# WHAT IS BEING ASKED:
Take the lines from the one with "Generate a Python" through the one with "ax = fig.add_axes([0.105, 0.09, 0.864, 0.865])", both ends kept, and reproduce them exactly without the pictures.

* Begin DATA LISTING *

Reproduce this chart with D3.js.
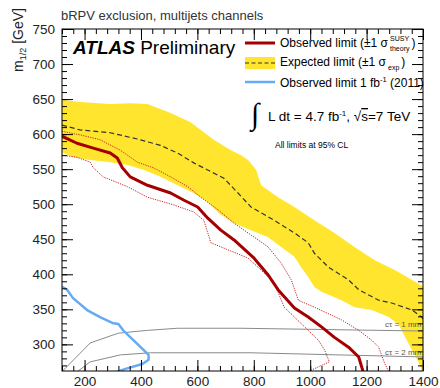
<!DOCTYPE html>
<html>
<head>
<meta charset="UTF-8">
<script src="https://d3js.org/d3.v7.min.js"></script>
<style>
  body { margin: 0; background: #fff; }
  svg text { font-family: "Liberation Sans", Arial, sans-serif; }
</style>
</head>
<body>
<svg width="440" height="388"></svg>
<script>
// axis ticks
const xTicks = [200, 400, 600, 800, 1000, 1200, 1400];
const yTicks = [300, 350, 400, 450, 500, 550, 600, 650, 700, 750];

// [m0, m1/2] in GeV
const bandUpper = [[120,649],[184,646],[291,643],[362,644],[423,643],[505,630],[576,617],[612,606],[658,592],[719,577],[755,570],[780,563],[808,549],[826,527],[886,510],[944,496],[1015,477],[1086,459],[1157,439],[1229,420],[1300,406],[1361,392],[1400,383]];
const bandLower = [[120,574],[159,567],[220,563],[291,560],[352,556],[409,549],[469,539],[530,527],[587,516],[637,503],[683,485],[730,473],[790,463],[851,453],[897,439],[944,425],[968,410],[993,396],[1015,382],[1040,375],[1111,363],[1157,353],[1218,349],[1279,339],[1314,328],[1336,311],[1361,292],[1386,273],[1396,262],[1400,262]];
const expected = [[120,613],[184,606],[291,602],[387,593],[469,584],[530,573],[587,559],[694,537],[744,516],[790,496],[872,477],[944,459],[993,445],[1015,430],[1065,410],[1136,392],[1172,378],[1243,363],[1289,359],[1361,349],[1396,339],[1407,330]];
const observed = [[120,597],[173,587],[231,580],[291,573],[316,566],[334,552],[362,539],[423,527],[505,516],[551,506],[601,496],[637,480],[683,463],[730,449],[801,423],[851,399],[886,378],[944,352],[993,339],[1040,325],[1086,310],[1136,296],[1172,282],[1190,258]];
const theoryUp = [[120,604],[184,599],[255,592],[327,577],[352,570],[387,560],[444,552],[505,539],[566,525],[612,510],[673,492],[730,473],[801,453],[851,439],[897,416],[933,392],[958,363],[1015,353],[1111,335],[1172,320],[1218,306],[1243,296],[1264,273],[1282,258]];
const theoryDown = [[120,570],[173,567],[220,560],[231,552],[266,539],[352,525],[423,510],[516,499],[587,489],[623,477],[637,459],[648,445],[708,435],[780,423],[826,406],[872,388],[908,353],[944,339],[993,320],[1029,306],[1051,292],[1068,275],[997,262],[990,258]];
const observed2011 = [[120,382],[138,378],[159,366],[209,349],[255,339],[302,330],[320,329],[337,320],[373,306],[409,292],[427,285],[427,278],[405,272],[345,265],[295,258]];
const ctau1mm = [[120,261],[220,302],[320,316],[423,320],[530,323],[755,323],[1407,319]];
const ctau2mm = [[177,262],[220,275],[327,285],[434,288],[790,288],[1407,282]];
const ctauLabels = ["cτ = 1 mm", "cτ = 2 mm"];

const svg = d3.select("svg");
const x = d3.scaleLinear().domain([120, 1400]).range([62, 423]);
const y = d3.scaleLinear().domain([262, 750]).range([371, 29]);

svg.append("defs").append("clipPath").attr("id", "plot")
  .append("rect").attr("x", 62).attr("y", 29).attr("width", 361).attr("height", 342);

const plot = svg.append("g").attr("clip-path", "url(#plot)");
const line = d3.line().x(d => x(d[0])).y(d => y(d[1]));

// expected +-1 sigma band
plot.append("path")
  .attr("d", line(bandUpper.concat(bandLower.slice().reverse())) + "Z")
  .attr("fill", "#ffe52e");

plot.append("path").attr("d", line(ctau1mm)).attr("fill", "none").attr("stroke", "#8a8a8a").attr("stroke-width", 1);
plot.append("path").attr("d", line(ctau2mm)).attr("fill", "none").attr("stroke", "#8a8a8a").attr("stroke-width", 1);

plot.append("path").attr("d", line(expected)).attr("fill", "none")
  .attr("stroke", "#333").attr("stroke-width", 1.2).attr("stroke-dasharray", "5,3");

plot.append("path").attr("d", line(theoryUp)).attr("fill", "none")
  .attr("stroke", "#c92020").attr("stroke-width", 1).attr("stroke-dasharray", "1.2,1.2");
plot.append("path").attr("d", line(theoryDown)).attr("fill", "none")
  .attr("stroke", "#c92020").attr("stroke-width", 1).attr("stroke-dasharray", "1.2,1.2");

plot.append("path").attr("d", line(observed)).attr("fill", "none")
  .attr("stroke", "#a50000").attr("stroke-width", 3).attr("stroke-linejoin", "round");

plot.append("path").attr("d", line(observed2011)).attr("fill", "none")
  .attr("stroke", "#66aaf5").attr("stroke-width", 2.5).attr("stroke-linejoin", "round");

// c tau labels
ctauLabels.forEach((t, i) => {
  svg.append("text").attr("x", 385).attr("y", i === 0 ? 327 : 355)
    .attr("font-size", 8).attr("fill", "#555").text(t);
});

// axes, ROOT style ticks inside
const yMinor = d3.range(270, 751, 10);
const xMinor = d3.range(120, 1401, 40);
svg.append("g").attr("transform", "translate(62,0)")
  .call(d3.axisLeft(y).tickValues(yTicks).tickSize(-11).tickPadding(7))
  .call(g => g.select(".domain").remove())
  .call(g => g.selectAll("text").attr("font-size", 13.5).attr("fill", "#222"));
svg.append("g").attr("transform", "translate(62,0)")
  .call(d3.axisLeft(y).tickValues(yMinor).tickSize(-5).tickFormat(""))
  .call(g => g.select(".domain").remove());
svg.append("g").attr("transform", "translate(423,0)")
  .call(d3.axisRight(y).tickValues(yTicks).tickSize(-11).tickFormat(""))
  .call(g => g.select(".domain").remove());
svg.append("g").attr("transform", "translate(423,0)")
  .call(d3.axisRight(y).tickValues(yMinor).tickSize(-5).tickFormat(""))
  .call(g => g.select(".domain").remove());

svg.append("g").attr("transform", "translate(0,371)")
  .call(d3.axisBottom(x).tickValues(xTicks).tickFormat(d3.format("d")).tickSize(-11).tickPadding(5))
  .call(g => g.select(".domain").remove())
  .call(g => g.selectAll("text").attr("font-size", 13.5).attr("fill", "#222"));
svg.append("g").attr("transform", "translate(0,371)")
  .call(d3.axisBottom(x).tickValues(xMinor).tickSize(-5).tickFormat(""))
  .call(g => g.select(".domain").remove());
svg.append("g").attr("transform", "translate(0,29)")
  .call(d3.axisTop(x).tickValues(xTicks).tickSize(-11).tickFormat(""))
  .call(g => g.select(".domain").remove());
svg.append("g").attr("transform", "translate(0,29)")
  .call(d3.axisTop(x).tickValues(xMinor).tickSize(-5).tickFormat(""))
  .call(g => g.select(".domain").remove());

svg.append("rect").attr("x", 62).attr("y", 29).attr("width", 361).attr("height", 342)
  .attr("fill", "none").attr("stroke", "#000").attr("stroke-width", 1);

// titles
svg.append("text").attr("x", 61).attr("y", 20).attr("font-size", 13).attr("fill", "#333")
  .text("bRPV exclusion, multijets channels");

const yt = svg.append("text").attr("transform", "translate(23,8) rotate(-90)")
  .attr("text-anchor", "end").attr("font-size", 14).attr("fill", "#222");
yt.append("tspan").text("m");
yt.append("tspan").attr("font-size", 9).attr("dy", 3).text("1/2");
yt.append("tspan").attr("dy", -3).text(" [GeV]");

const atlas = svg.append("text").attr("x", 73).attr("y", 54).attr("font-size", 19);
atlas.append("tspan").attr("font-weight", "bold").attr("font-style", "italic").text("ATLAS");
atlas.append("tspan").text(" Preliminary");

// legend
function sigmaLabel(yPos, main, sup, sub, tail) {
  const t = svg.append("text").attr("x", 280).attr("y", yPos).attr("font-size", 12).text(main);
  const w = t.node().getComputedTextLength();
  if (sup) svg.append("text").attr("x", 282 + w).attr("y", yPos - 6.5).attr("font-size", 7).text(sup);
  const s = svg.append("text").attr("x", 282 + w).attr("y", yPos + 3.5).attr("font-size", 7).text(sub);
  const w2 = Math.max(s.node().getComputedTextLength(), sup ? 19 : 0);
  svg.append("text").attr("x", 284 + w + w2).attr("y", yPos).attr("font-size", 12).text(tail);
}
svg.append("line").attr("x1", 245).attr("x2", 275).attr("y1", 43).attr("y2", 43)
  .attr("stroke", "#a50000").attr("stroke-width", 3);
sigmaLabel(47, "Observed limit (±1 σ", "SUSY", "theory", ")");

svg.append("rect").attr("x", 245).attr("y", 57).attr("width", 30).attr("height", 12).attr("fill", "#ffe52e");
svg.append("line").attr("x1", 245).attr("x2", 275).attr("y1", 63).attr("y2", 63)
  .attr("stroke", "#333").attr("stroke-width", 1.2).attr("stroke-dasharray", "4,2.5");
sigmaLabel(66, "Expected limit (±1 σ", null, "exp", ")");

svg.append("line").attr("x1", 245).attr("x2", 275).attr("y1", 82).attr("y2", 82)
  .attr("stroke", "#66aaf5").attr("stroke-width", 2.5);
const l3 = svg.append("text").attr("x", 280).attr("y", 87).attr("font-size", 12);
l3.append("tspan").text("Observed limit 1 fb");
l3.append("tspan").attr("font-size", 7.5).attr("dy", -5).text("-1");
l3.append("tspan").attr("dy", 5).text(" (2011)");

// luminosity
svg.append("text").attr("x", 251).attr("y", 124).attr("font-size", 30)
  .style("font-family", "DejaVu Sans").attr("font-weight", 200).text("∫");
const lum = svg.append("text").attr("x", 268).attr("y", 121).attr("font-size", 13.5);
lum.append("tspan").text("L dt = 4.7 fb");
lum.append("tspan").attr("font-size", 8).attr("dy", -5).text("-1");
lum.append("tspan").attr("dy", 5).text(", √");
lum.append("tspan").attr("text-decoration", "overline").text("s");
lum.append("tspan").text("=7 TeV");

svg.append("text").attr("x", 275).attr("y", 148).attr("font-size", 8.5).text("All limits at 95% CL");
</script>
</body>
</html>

* End DATA LISTING *
* Begin DATA LISTING *

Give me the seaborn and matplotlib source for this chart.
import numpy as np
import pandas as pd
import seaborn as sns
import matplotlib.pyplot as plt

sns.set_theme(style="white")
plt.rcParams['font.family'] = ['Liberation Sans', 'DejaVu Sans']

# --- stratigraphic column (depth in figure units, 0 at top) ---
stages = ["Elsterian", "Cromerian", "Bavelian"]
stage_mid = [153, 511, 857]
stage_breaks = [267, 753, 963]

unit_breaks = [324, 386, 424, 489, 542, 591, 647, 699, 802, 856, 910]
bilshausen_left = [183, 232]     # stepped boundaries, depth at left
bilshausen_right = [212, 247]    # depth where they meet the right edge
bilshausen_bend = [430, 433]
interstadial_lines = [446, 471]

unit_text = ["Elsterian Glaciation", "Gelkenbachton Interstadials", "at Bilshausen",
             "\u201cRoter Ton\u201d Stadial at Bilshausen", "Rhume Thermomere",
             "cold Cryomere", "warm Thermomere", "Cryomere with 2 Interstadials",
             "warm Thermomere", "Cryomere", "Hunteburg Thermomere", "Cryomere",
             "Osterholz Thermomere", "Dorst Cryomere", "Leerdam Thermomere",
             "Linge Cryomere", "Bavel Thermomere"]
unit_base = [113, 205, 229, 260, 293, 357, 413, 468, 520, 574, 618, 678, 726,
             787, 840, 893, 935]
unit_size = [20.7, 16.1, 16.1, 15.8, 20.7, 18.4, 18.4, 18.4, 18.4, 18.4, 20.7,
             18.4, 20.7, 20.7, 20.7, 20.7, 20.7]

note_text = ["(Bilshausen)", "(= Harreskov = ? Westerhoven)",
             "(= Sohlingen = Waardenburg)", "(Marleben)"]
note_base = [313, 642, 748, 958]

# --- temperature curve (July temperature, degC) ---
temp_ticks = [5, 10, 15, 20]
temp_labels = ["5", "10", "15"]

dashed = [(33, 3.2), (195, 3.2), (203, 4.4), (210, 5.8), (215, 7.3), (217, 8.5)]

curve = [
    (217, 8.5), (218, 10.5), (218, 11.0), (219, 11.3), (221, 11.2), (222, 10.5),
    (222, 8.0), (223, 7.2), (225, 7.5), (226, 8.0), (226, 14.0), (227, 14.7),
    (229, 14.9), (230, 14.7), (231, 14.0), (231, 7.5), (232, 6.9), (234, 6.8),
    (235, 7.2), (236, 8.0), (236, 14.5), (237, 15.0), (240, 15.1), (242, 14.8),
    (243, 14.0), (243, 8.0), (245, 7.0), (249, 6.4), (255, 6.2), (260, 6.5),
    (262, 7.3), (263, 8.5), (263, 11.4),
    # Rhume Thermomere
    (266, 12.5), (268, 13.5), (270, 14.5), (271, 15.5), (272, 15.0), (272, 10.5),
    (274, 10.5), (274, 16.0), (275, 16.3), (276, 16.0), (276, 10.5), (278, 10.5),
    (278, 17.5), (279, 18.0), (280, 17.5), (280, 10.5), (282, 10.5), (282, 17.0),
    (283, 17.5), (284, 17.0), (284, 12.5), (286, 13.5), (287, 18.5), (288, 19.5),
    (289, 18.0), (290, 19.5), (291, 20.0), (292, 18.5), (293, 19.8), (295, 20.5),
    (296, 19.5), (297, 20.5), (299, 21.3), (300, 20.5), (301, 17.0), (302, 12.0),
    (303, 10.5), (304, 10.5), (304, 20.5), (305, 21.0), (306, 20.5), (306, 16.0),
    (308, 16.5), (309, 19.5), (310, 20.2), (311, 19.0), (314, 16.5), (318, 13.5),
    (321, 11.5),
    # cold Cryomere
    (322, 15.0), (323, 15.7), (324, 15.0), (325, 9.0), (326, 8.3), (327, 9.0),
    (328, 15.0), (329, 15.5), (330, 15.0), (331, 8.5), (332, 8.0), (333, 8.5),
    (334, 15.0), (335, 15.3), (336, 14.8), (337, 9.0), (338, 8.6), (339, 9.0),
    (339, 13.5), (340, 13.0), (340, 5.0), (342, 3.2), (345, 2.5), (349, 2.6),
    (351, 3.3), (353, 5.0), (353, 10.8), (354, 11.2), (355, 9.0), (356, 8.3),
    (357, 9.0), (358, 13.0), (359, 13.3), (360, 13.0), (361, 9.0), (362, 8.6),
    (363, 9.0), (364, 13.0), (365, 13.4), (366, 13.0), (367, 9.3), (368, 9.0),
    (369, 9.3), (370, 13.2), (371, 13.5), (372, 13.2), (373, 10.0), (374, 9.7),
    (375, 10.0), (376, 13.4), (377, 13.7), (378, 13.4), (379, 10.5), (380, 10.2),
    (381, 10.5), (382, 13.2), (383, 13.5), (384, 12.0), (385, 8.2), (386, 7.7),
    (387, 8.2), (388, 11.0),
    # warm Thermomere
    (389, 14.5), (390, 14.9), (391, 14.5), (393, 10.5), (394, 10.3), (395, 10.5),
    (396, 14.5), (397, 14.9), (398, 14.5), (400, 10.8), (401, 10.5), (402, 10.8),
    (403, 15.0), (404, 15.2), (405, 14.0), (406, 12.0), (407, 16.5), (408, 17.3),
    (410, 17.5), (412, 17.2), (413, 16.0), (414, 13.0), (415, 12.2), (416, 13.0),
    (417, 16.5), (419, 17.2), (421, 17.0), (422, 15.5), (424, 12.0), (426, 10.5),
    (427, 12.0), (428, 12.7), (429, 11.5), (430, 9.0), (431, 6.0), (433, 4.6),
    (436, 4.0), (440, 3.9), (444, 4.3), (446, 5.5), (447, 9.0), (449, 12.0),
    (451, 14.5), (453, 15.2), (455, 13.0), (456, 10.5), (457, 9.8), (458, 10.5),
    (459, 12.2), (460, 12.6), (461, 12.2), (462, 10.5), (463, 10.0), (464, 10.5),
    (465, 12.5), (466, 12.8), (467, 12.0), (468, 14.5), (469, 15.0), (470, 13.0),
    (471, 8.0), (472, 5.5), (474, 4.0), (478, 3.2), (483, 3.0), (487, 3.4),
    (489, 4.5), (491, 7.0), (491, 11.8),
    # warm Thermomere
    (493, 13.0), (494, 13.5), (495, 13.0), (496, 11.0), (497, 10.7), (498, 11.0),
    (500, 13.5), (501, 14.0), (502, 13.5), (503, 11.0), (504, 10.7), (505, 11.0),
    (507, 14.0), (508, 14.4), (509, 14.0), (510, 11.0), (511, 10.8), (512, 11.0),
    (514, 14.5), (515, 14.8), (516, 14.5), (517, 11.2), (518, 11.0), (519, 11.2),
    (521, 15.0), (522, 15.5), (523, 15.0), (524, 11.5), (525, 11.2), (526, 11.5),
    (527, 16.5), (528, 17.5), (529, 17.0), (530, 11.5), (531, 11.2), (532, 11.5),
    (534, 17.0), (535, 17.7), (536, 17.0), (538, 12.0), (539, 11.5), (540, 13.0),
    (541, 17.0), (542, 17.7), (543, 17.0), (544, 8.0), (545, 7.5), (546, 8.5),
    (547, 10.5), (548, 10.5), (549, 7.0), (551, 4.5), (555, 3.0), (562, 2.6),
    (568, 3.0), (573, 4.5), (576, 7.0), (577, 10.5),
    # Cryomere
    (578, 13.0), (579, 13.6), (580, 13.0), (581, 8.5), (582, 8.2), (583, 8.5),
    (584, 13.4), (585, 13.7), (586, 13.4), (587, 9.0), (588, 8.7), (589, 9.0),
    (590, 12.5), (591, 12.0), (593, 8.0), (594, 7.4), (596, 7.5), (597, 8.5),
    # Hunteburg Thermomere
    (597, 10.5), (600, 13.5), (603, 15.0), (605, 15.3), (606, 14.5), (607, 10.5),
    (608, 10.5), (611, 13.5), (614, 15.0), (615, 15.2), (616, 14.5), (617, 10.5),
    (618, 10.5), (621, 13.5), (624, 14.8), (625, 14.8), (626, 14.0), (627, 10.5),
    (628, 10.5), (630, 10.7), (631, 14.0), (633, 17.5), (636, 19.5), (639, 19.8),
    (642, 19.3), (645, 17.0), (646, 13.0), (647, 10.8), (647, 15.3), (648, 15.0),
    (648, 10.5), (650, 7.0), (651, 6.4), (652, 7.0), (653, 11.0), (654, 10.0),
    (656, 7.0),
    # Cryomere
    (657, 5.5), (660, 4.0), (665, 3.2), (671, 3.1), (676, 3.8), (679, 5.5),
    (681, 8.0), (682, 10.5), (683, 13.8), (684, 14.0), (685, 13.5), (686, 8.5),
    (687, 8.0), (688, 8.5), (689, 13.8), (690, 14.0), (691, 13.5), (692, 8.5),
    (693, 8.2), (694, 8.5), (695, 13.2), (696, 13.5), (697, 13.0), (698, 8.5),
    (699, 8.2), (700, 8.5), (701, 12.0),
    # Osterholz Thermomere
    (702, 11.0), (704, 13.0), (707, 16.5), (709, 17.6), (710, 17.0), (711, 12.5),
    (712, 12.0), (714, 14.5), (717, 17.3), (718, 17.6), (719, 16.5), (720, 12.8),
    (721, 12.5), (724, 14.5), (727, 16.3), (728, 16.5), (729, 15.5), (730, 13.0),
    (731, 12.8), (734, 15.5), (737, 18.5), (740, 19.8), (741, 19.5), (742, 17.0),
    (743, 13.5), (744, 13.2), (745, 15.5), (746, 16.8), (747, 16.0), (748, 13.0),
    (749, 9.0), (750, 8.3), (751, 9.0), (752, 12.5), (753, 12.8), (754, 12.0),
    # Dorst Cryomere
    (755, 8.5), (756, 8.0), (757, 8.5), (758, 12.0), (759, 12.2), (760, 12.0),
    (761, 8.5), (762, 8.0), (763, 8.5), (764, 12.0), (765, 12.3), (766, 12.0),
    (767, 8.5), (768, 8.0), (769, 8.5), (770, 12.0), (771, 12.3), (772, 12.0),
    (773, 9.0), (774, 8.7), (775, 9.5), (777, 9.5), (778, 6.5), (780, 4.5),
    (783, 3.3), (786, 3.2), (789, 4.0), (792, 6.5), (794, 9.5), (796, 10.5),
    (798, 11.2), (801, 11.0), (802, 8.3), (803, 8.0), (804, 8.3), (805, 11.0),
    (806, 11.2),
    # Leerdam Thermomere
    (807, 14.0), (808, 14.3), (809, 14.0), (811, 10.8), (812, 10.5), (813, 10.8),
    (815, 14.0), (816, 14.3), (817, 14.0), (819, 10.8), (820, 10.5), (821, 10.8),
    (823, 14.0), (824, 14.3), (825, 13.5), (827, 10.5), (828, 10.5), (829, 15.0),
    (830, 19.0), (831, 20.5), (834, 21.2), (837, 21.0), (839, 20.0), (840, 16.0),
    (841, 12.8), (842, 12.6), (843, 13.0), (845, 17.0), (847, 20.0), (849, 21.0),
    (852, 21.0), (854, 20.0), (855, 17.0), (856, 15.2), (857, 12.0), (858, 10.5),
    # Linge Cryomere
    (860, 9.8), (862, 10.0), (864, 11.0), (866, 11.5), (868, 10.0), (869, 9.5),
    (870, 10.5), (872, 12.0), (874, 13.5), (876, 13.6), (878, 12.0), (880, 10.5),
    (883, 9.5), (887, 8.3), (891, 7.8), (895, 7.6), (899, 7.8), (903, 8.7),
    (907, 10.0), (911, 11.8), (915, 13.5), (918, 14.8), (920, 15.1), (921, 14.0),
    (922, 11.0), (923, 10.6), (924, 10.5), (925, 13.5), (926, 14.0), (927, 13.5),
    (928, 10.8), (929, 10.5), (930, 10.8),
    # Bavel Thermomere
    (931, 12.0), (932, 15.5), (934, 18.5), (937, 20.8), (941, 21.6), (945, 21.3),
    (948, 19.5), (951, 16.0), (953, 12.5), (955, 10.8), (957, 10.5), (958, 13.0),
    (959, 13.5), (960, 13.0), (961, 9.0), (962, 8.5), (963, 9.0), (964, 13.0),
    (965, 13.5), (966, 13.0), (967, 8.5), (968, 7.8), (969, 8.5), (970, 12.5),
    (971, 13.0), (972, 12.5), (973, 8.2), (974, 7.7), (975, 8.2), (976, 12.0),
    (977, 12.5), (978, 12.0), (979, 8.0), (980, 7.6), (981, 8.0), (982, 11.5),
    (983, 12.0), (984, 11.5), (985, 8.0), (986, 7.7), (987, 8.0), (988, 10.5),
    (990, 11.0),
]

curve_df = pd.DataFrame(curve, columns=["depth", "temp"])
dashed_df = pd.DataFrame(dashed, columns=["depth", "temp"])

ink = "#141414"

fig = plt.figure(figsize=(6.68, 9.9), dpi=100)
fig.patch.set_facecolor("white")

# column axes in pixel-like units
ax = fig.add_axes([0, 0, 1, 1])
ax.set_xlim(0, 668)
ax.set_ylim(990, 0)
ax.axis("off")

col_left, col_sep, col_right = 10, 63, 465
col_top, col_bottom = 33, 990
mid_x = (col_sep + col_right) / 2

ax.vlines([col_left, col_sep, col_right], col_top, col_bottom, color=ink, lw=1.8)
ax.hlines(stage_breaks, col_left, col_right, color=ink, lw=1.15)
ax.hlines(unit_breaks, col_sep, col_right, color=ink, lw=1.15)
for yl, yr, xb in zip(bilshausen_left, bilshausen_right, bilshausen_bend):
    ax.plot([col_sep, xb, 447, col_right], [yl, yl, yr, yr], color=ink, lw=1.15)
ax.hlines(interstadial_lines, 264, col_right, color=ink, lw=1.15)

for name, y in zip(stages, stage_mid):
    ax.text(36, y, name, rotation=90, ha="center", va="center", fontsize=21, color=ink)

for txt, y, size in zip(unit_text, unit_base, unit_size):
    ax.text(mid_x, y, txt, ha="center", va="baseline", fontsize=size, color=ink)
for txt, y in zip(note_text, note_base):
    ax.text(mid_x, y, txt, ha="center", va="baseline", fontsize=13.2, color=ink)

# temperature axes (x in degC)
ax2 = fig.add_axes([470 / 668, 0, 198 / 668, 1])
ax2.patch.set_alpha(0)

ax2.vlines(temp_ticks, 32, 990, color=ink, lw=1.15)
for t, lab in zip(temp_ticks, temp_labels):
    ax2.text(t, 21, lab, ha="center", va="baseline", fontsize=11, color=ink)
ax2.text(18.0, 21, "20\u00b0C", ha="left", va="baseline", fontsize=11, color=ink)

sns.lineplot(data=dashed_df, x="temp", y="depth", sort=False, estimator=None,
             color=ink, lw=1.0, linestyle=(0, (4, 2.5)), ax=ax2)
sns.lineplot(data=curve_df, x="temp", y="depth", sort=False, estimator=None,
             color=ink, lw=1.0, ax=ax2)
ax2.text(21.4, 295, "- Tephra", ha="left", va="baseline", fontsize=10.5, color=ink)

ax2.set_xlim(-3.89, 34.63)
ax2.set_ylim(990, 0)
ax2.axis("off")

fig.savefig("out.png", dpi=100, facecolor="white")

* End DATA LISTING *
* Begin DATA LISTING *

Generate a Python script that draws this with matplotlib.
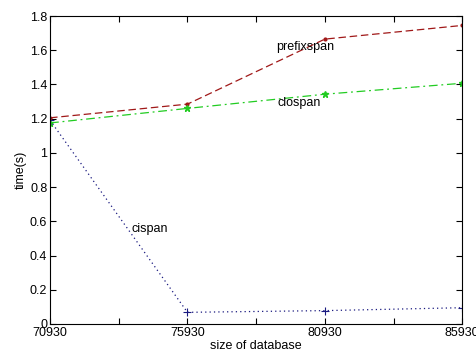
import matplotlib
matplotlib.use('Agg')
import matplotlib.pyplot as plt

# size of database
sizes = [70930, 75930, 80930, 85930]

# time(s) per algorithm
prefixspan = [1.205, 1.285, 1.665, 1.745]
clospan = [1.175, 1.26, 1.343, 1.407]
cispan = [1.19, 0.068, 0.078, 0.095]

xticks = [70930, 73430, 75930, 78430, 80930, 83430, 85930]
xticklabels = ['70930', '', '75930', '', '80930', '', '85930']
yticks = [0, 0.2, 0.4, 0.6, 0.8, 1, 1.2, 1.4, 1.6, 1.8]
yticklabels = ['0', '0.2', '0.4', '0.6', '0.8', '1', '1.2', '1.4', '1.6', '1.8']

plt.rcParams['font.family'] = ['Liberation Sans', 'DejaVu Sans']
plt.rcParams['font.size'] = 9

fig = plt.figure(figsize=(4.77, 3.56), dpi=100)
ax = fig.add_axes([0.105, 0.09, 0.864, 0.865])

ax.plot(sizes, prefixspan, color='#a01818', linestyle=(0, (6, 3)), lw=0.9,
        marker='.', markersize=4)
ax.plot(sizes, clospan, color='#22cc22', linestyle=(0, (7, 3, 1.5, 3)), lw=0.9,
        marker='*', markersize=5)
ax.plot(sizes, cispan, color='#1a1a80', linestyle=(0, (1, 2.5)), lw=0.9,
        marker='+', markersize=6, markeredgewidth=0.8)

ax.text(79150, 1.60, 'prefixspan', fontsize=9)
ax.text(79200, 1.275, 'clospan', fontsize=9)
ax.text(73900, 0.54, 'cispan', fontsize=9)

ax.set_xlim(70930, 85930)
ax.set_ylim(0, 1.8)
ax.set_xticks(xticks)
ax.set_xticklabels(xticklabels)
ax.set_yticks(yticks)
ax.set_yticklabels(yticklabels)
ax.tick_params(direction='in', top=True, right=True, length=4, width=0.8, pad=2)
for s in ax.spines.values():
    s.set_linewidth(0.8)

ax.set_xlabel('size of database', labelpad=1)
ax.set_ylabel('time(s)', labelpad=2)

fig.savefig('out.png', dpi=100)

* End DATA LISTING *

# RESPONSE TO THIS TASK:
Generate a Python script that draws this with matplotlib.
import matplotlib
matplotlib.use('Agg')
import matplotlib.pyplot as plt

# size of database
sizes = [70930, 75930, 80930, 85930]

# time(s) per algorithm
prefixspan = [1.205, 1.285, 1.665, 1.745]
clospan = [1.175, 1.26, 1.343, 1.407]
cispan = [1.19, 0.068, 0.078, 0.095]

xticks = [70930, 73430, 75930, 78430, 80930, 83430, 85930]
xticklabels = ['70930', '', '75930', '', '80930', '', '85930']
yticks = [0, 0.2, 0.4, 0.6, 0.8, 1, 1.2, 1.4, 1.6, 1.8]
yticklabels = ['0', '0.2', '0.4', '0.6', '0.8', '1', '1.2', '1.4', '1.6', '1.8']

plt.rcParams['font.family'] = ['Liberation Sans', 'DejaVu Sans']
plt.rcParams['font.size'] = 9

fig = plt.figure(figsize=(4.77, 3.56), dpi=100)
ax = fig.add_axes([0.105, 0.09, 0.864, 0.865])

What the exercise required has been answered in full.